Plotting code records
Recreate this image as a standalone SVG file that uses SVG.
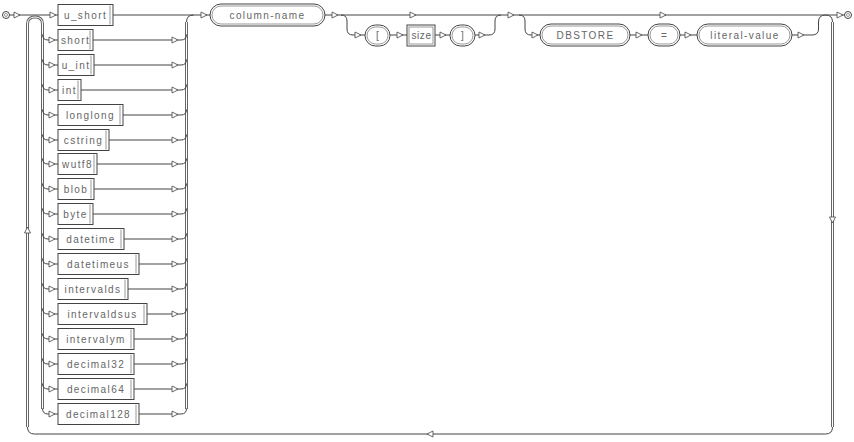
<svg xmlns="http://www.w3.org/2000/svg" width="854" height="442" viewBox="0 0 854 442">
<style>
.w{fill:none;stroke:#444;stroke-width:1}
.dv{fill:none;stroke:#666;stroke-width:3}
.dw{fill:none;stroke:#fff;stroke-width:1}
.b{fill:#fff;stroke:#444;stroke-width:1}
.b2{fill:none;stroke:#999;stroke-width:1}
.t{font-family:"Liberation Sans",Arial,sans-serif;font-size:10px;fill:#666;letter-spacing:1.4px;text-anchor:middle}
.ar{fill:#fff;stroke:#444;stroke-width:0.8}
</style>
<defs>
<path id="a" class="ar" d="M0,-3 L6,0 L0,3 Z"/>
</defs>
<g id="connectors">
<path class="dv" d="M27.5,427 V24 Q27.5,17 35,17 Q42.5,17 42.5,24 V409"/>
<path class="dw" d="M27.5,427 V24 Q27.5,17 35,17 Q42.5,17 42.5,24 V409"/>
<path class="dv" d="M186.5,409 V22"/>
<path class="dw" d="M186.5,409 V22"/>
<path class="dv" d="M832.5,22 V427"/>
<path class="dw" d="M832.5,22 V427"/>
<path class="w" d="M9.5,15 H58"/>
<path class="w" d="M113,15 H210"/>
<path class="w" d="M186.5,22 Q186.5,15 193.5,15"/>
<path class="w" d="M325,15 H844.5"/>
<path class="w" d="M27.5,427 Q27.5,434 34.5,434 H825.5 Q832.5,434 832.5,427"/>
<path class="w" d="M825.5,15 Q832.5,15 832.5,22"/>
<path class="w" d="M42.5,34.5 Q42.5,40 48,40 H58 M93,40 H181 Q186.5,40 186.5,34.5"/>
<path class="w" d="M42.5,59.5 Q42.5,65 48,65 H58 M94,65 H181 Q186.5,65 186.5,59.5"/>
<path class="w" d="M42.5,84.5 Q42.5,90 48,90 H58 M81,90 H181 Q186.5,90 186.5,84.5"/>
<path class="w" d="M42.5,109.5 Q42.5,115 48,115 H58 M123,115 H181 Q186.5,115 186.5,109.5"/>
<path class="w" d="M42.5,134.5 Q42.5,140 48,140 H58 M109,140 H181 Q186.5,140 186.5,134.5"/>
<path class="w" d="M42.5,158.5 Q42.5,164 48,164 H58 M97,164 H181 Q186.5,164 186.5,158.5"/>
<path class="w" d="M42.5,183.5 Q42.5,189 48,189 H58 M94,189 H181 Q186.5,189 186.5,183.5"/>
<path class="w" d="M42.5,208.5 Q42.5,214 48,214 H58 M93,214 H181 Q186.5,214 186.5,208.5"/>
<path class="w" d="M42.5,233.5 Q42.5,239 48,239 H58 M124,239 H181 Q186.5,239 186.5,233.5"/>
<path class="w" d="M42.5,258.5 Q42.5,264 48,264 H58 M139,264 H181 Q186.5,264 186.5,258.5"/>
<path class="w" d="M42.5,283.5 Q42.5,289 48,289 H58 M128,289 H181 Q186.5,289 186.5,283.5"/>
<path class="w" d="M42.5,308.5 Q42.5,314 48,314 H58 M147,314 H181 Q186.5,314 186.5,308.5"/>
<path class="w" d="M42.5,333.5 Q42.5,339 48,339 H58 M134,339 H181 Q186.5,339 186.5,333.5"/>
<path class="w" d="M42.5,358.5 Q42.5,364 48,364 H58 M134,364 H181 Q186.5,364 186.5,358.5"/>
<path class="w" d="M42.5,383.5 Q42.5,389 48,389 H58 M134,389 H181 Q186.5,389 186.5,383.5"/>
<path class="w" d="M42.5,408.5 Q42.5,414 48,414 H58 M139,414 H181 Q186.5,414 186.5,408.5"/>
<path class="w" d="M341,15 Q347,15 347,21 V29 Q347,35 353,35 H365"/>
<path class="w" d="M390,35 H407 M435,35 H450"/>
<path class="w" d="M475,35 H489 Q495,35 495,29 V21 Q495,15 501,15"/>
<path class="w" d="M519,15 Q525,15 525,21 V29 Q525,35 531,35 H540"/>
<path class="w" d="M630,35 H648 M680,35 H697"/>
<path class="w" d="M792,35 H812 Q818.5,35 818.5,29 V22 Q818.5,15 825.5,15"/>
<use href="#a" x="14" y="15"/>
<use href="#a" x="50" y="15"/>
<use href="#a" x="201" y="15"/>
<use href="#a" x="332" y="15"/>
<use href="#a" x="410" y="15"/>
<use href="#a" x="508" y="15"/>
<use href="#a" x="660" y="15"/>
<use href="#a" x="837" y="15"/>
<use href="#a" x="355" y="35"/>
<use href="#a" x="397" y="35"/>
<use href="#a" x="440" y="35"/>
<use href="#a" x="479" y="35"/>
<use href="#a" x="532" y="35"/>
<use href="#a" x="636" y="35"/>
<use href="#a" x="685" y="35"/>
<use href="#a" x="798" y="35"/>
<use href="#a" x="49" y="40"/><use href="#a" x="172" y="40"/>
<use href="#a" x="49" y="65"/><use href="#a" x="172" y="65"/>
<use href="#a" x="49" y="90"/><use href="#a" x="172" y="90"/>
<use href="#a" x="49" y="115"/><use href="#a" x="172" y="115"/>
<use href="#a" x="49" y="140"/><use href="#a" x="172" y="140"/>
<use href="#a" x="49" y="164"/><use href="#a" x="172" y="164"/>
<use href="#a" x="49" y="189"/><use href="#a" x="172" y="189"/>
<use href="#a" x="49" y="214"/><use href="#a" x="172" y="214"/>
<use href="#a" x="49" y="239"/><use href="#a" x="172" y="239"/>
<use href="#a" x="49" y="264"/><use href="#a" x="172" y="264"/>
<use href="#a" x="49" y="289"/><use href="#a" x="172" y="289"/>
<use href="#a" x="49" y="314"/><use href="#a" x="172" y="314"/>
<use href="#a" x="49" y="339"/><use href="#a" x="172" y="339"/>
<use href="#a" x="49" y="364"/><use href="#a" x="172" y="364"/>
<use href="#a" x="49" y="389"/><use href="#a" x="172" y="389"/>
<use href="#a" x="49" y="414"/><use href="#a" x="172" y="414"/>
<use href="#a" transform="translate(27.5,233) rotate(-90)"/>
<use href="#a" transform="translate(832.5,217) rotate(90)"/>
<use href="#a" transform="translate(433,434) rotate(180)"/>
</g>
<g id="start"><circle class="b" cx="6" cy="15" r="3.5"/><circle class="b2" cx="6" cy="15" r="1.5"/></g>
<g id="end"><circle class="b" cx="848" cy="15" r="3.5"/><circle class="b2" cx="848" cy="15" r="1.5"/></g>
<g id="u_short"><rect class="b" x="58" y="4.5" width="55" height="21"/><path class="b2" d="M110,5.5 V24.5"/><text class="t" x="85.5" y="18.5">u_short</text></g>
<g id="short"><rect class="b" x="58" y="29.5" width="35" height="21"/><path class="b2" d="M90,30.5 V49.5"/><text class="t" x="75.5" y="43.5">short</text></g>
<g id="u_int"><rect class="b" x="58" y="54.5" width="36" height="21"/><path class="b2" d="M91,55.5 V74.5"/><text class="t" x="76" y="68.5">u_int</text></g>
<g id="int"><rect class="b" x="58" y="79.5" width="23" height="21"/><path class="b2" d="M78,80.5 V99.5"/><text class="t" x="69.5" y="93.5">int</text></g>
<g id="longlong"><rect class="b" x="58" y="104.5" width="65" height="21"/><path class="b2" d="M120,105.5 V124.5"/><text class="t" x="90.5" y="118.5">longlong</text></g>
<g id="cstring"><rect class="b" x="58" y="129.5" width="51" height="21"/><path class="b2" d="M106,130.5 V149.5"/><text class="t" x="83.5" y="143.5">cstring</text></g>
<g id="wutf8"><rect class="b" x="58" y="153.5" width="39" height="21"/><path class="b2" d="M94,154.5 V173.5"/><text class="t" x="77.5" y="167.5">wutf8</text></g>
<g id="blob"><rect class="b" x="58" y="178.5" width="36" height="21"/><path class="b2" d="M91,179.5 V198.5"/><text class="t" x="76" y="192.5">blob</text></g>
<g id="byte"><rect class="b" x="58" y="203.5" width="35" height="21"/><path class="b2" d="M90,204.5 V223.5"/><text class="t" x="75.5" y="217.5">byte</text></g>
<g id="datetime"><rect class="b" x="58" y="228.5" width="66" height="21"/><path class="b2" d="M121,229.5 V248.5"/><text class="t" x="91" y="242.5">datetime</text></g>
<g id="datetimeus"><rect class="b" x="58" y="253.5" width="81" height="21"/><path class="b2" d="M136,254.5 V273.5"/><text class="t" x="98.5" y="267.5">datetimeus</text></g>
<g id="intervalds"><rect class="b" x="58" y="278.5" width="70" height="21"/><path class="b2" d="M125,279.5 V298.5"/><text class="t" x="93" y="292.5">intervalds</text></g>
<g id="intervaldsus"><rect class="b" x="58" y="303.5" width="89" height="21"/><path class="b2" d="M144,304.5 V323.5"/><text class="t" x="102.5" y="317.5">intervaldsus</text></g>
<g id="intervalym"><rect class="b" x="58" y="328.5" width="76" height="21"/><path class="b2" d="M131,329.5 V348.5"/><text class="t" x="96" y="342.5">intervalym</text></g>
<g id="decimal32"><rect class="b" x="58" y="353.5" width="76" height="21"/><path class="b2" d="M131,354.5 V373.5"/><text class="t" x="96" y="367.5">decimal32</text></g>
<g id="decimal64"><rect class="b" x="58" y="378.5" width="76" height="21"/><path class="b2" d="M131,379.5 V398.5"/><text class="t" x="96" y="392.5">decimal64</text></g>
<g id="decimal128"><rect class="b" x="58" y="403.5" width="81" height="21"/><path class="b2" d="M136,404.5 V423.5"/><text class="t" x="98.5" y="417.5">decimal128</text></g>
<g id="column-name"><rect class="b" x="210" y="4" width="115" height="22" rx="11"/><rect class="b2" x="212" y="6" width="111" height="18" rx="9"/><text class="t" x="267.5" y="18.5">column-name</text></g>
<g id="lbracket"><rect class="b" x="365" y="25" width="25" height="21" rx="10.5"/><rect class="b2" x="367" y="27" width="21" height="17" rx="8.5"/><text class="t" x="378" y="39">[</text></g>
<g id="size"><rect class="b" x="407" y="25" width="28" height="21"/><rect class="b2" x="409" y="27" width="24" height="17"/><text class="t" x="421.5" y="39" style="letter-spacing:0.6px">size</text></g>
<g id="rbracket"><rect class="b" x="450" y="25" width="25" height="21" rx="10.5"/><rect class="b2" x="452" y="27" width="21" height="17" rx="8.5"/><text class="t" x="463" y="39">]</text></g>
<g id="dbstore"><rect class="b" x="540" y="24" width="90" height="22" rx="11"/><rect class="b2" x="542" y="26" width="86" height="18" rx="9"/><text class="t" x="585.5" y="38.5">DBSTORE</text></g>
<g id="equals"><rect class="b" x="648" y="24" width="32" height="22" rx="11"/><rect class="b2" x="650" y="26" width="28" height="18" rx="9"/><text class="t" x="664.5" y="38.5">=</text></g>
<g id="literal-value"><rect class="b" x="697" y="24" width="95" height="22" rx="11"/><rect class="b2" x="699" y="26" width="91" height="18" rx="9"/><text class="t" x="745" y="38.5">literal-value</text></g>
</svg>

* * *

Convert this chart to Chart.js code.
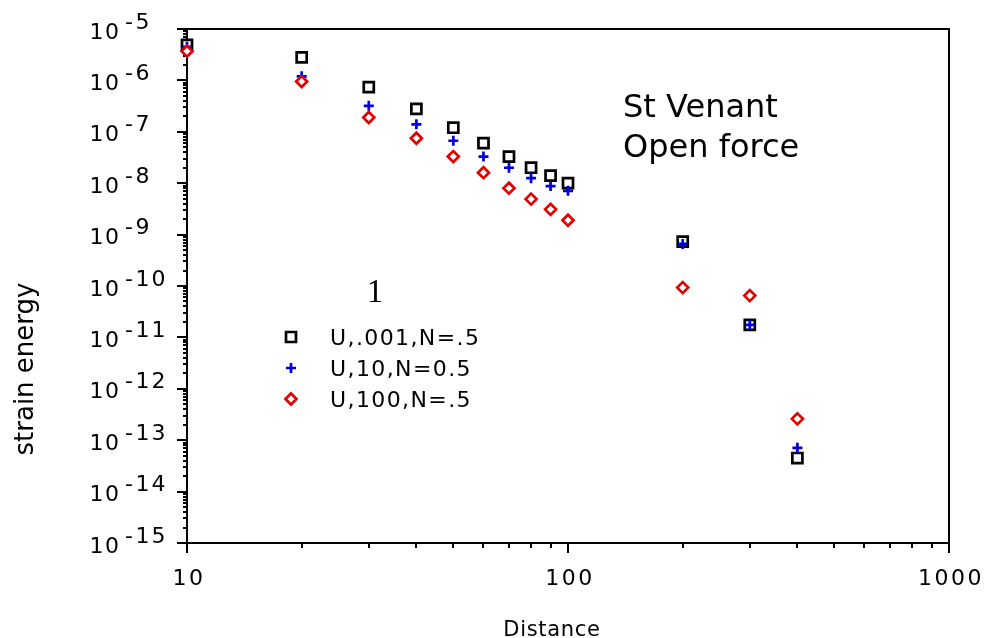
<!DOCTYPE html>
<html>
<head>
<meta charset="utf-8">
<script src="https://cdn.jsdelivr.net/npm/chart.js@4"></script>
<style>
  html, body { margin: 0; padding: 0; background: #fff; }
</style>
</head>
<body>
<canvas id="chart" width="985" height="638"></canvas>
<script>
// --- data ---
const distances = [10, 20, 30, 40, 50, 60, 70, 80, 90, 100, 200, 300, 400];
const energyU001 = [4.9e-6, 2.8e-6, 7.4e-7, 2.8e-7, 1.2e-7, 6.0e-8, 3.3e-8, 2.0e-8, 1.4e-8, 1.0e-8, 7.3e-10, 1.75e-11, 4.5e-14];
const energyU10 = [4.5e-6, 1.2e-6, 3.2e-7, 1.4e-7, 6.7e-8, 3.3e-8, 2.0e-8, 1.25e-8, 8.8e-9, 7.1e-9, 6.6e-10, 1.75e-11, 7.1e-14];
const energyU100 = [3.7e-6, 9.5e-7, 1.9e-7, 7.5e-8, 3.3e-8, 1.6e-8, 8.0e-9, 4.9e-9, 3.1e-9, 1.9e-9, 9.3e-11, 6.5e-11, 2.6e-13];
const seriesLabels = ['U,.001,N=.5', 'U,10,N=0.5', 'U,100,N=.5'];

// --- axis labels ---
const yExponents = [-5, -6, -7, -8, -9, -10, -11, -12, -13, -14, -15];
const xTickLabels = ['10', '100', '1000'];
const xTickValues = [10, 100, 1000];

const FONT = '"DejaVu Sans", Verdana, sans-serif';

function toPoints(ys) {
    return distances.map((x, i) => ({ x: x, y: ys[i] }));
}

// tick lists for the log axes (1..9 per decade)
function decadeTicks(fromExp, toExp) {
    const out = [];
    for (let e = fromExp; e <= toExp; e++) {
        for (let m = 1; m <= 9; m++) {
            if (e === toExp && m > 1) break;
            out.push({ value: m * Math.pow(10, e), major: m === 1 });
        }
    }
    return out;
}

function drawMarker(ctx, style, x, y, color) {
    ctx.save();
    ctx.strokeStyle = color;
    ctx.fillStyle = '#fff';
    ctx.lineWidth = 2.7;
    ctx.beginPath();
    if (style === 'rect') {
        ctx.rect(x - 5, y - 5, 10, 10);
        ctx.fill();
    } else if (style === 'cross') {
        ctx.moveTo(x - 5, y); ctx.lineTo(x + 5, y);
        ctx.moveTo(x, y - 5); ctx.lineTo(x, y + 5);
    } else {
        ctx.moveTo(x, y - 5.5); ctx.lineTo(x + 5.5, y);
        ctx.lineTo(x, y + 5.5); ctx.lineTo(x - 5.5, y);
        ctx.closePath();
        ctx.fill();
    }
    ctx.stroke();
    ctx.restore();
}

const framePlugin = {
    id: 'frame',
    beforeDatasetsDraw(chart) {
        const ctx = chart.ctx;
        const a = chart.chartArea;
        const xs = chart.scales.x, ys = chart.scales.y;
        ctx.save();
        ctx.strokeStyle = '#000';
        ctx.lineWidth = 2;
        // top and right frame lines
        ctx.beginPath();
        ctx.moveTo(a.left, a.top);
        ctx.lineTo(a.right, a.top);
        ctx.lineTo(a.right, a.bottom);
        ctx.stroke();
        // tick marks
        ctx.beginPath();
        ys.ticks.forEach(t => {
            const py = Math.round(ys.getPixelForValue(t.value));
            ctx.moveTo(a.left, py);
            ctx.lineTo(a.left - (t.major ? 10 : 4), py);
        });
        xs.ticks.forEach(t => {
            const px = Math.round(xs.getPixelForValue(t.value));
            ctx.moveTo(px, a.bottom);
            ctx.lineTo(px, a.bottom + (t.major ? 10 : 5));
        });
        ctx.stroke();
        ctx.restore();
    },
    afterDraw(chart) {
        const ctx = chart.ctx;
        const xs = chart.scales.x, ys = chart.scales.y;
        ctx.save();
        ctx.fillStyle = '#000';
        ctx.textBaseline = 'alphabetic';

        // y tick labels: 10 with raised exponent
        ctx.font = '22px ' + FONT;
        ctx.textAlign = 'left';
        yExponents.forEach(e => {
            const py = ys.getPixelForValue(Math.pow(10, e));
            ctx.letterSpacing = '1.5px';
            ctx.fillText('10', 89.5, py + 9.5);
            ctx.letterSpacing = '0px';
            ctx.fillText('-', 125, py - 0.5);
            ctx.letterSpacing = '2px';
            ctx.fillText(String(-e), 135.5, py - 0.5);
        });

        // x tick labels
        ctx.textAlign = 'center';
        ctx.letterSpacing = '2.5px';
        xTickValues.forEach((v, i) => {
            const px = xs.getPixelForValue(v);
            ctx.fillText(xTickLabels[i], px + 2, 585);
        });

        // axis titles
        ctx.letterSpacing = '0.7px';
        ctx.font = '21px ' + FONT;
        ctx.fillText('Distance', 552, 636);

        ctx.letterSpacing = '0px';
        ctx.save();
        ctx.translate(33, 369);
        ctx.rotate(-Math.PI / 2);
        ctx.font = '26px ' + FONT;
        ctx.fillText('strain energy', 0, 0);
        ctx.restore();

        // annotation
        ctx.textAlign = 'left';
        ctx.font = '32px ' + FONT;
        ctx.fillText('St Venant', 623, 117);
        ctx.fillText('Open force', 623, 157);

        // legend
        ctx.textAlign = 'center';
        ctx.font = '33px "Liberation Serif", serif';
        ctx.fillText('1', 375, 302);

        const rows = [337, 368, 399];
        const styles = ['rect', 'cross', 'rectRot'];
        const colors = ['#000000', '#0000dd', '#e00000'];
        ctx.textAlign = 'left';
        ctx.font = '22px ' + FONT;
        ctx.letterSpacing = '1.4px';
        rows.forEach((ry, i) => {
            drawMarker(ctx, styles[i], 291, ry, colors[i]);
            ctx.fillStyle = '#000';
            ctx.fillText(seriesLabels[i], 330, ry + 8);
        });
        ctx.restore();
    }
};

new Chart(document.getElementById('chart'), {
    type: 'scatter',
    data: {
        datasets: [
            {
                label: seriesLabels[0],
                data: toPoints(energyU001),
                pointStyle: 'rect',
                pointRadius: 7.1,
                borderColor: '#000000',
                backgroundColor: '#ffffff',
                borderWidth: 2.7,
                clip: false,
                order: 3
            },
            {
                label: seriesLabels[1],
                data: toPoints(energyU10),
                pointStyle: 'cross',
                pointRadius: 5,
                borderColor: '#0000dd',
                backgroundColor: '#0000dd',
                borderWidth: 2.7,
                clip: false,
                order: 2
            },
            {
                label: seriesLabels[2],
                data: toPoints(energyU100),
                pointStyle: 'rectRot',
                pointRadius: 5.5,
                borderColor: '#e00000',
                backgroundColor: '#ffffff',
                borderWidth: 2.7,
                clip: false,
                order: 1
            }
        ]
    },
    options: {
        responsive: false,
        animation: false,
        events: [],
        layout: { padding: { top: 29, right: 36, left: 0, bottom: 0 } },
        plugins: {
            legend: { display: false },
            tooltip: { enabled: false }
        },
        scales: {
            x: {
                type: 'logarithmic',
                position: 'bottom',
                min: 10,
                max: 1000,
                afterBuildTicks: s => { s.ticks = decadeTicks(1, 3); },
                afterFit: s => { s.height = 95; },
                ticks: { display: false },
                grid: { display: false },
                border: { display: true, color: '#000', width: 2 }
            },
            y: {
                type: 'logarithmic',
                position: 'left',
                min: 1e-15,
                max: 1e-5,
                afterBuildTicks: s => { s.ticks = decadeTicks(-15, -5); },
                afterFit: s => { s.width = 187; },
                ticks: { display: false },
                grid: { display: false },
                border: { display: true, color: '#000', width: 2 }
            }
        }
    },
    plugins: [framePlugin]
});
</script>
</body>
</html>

# Problem to work on
In the listing above, find the line with "Convert this chart to Chart.js code." and the line with "['U,.001,N=.5', 'U,10,N=0.5', 'U,100,N=.5'];". Copy both of them and every line between, exactly, but not the pictures.

# The solution
Convert this chart to Chart.js code.
<!DOCTYPE html>
<html>
<head>
<meta charset="utf-8">
<script src="https://cdn.jsdelivr.net/npm/chart.js@4"></script>
<style>
  html, body { margin: 0; padding: 0; background: #fff; }
</style>
</head>
<body>
<canvas id="chart" width="985" height="638"></canvas>
<script>
// --- data ---
const distances = [10, 20, 30, 40, 50, 60, 70, 80, 90, 100, 200, 300, 400];
const energyU001 = [4.9e-6, 2.8e-6, 7.4e-7, 2.8e-7, 1.2e-7, 6.0e-8, 3.3e-8, 2.0e-8, 1.4e-8, 1.0e-8, 7.3e-10, 1.75e-11, 4.5e-14];
const energyU10 = [4.5e-6, 1.2e-6, 3.2e-7, 1.4e-7, 6.7e-8, 3.3e-8, 2.0e-8, 1.25e-8, 8.8e-9, 7.1e-9, 6.6e-10, 1.75e-11, 7.1e-14];
const energyU100 = [3.7e-6, 9.5e-7, 1.9e-7, 7.5e-8, 3.3e-8, 1.6e-8, 8.0e-9, 4.9e-9, 3.1e-9, 1.9e-9, 9.3e-11, 6.5e-11, 2.6e-13];
const seriesLabels = ['U,.001,N=.5', 'U,10,N=0.5', 'U,100,N=.5'];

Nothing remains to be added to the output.